Culpa do vírus. Ele amordaçou as gentes. Espremeu-as nos seus cantos. Obrigou-as à impessoalidade das máscaras. A moça que vem na calçada, será ela bonita atrás do véu que cobre metade dos seu rosto? O encontro dos amantes está suspenso até segunda ordem. Não será possível, rapaz, conhecê-la, convidá-la para o que quer que seja, quem sabe para hoje mesmo à noite, num bar.

Culpa do vírus. Mesmo o mar se ressente. Lá está ele, com seu azul puríssimo, gastando inutilmente sua beleza. As ondas que chegam à areia entreolham-se espantadas: onde os pés que banham do alvorecer ao fim do dia? Os rapazes que se exercitam, as moças de biquini dourando seus corpos, a idosa que lê sentada na cadeirinha. Para onde foram todos?

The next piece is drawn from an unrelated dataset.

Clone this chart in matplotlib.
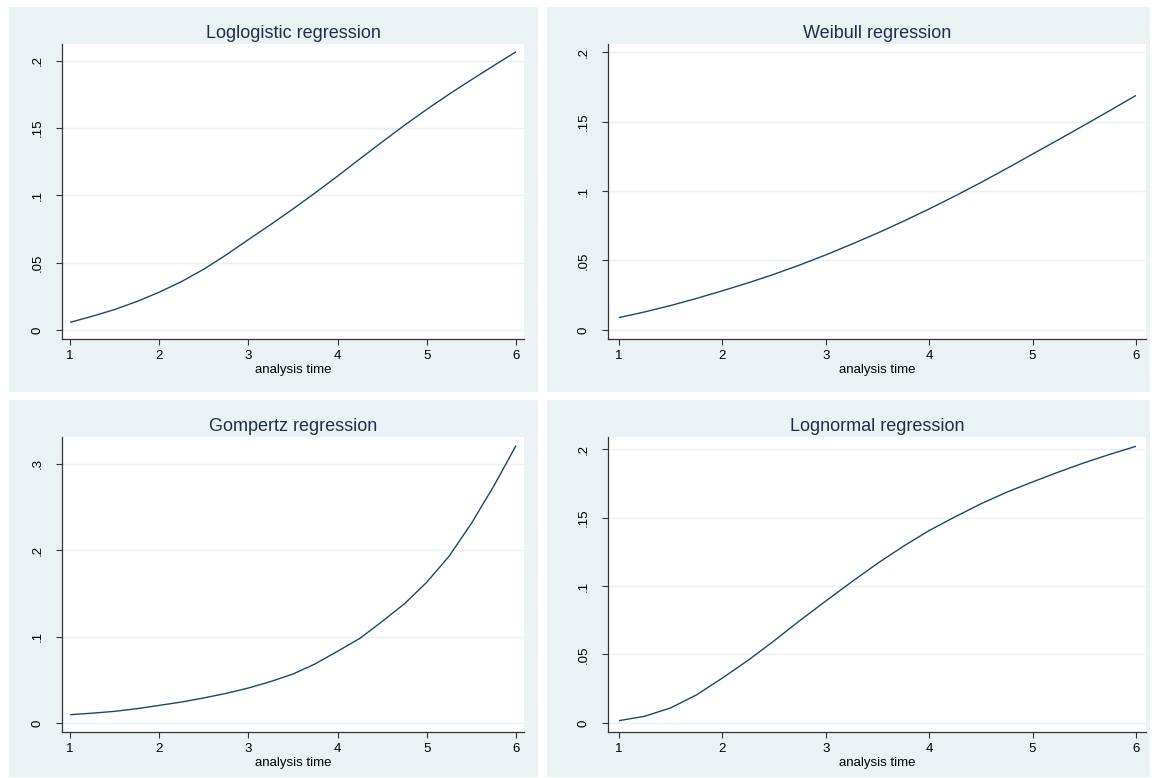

Culpa do vírus. Culpa dos humanos que o deixaram se alastrar para todo canto do velho planeta. Culpa dos governos que se desentenderam com o perigo. Por isso todo dia agora é domingo. Por isso tudo segue fechado. Por isso a tristeza surda que emudece os homens. Por isso as crises de depressão que se avolumam, as crianças presas nas suas casas, a vida que corre o risco de ir, vagarosa e perigosamente, perdendo o sentido.

Culpa do vírus. Mas é domingo e daqui a poucos minutos o padre rezará a missa das sete para igreja vazia e o fantasma da apressada senhora que se perdeu nas vielas da cidade.